Mamta Naik prides herself on being able to translate her client’s aesthetics into her work. This principal of Mint Leaf Designs has just completed a sprawling 3,000 square feet office in Mumbai, and considers it one of her best assignments till date.
The office is situated in a commercial district of Worli. It had everything that an architect could hope for. After all, how many projects would come with a good budget, a client with excellent taste and the wonderful height structures in this area are known to have.
We first delve into the volume of the space, because that is clearly what Mamta Naik is most excited about, “I have always lived in heritage buildings with rooms that have big heights. So, the 11 feet height of this space, which we discovered when we brought down the previous false ceiling, became the starting point for many decisions,” she says.
Faithful to her love for preserving the height, the new false ceiling is minimal and has been designed in a way that highlights the original fan shaped tops of the pillar columns.
“The area is filled with plenty of columns. What was exciting were the beautiful fan shaped column tops or capitals that had been hidden by the false ceiling. We decided to expose these. The effect in totality is a design in itself,” she says.
The lamps hanging from the ceiling mimic the pillars in two ways. Firstly, their numbers complement the multitude of pillars. And secondly, their shape is similar to the fan shaped curve of the capitals. Even the legs of the chairs in the cabin mirror this shape. Thus, at a very subtle level, this element is unified in the design.

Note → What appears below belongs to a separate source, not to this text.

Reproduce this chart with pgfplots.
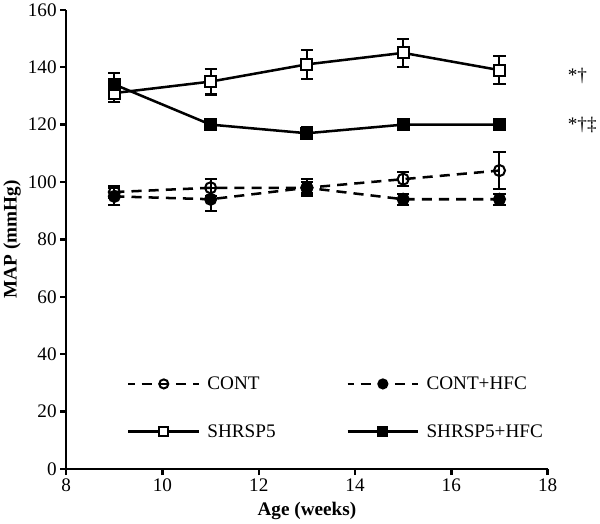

Removing the existing false ceiling did much more to the area than merely increase the height of the room; it enabled the original design of the numerous columns to be exposed. “It gave a sense of proportion to the area. The space is quite expansive and spaciousness was also a vital factor for the client. This gave the area a cohesively proportionate look,” says the architect.
Since the office belongs to a client who is in the business of iron ore mining, some elements of the design use metal. Metallic wall papers and delicate metal screens find their way here. The furniture is also metallic. A design of metal lines arranged in a criss-cross announces itself at the reception and later in the dining area as well. It serves to add another element of interest. “In fact, I am also looking for a chandelier with the same pattern,” adds Mamta.
The client was also particular about allowing as much natural light into the space as possible. Since one entire wall is lined with windows, the main staff area was designed along this space. Across this space, stand the cabins with full length glass screen walls that allow natural light to flood the insides.
Space and volume were very important in this project. “By using a subdued palette, a high ceiling and clear glass we have managed to retain the sense of spaciousness and volume. It also helped that my client was not adamant about using up every square inch of the area. This gives the office plenty of breathing space without making it look too crowded,” says Naik.
Since the office space was purchased by the client, long term sustainability was a very crucial part of design decision making. The client also liked a rugged matte look and loved textures. “We took vitrified tiles and white-washed oak wood for the flooring in the cabin. They are lovely to walk barefoot upon!” says the architect. All the furniture was from Herman Miller.
This project was as much about allowing the client’s personality to emerge through the design as it was about constructing something graceful. Through an intrinsic understanding of the requirements, this project shines emitting subtle elegance and a peaceful calm.